Revenues increased to €28.9 billion and driven by growth in all business lines

Axa total revenues rose by 3% to €28.9 billion in the first quarter of 2013, driven by growth in all business lines.

The firm’s life and savings revenues increased by 4%.

Its property and casualty revenue grew by 2% to €10.2 billion and was mainly fuelled by an average 2.7% increase in tariffs across all business lines.

The property and casualty line also benefited from strong increases in high growth markets and resumed growth in direct business. High growth markets revenues rose by 14% with revenues increasing mainly in Turkey, the Gulf region, Singapore, Malaysia and Hong Kong. Direct revenues were up 10%, mainly driven by resumed growth in UK and France.

In addition, mature markets revenues increased 1%, largely due to tariff rises. Increases were notably in France, Switzerland and UK & Ireland.

AXA deputy chief executive officer Denis Duverne said: “2013 kicked off to a good start with dynamic top-line performance across all business lines and agile redeployment of capital towards high growth markets and direct. In life and savings we further shifted our business mix towards higher margin products, while pricing trends and underwriting discipline continued in property and casualty.”

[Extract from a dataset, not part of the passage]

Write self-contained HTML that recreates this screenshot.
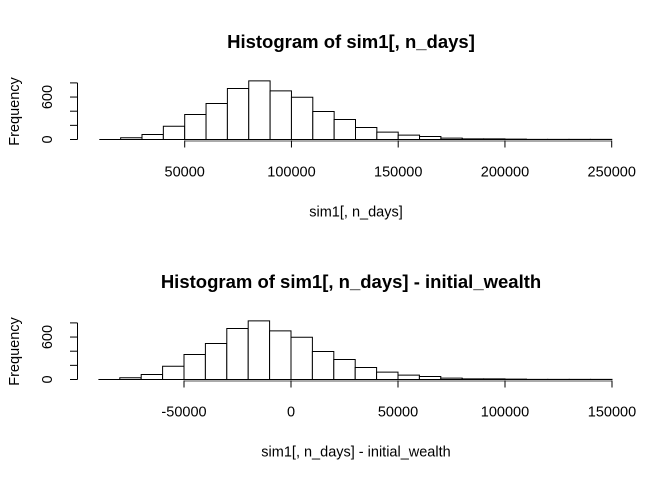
<!DOCTYPE html>
<html><head><meta charset="utf-8"><style>
body{margin:0;background:#fff}
svg{display:block;font-family:"Liberation Sans",Arial,sans-serif}
</style></head><body>
<svg id="c" width="672" height="480" viewBox="0 0 672 480"></svg>
<script>
const binStarts=[10000,20000,30000,40000,50000,60000,70000,80000,90000,100000,110000,120000,130000,140000,150000,160000,170000,180000,190000,200000,210000,220000,230000,240000];
const counts=[0,24,71,188,353,509,721,829,688,598,396,283,170,104,61,42,19,9,9,5,2,1,1,1];
const binWidth=10000;
const initialWealth=100000;
const topTicks=[50000,100000,150000,200000,250000];
const bottomTicks=[-50000,0,50000,100000,150000];
const yTicks=[0,200,400,600,800];
const yLabels=["0","","","600",""];
const NS="http://www.w3.org/2000/svg";
const svg=document.getElementById('c');
function el(t,a,p){const e=document.createElementNS(NS,t);for(const k in a)e.setAttribute(k,a[k]);(p||svg).appendChild(e);return e;}
function panel(cfg){
  const g=el('g',{});
  
  
  const X=v=>cfg.x0+(v-cfg.v0)*cfg.px;
  const Y=c=>cfg.base-c*cfg.py;
  const t=el('text',{x:351,y:cfg.titleY,'text-anchor':'middle','font-size':'18.5','font-weight':'bold'},g);
  t.textContent=cfg.title;
  
  binStarts.forEach((b,i)=>{
    const s=b+cfg.shift;
    const x1=X(s),x2=X(s+binWidth),y0=cfg.base,y1=Y(counts[i]);
    const r=el('path',{d:`M${x1},${y0}V${y1}H${x2}V${y0}Z`,fill:'#fff',stroke:'#000','stroke-width':1},g);
    
    
  });
  const xa=el('g',{},g);
  
  const ticks=cfg.ticks;
  el('line',{x1:X(ticks[0]),x2:X(ticks[ticks.length-1]),y1:cfg.base+1.5,y2:cfg.base+1.5,stroke:'#777','stroke-width':1.2},xa);
  ticks.forEach(v=>{
    el('line',{x1:X(v),x2:X(v),y1:cfg.base+1,y2:cfg.base+8,stroke:'#000'},xa);
    const tl=el('text',{x:X(v),y:cfg.base+37,'text-anchor':'middle','font-size':'14.5'},xa);
    tl.textContent=v;
    
  });
  const xl=el('text',{x:356,y:cfg.base+77,'text-anchor':'middle','font-size':'14.5'},g);
  xl.textContent=cfg.xlab;
  
  const ya=el('g',{},g);
  
  el('line',{x1:77.5,x2:77.5,y1:Y(0),y2:Y(800),stroke:'#000'},ya);
  yTicks.forEach((v,i)=>{
    el('line',{x1:70,x2:77.5,y1:Y(v),y2:Y(v),stroke:'#000'},ya);
    if(yLabels[i]){const tl=el('text',{x:0,y:0,'text-anchor':'middle','font-size':'14.5',transform:`translate(52,${Y(v)}) rotate(-90)`},ya);
    tl.textContent=yLabels[i];
    }
  });
  const yl=el('text',{x:0,y:0,'text-anchor':'middle','font-size':'14.5',transform:`translate(19,${cfg.base-28}) rotate(-90)`},g);
  yl.textContent='Frequency';
  
}
panel({name:'top-histogram',title:'Histogram of sim1[, n_days]',xlab:'sim1[, n_days]',titleY:48,x0:184.7,v0:50000,px:21.35/10000,base:139.5,py:56.6/800,shift:0,ticks:topTicks});
panel({name:'bottom-histogram',title:'Histogram of sim1[, n_days] - initial_wealth',xlab:'sim1[, n_days] - initial_wealth',titleY:288,x0:291,v0:0,px:21.4/10000,base:379.5,py:56.6/800,shift:-initialWealth,ticks:bottomTicks});
</script>
</body></html>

He added: “In 1Q13 we continued to actively manage our capital allocation to further accelerate AXA’s development in high growth markets by creating value from disposals in mature markets. We announced the sale of our closed-block life business in the US, the sale of a majority stake in AXA Private Equity, and the acquisition of Tian Ping which will reaffirm AXA as the largest international P&C insurer in Asia ex-Japan and will position us as the largest foreign P&C insurer in China.”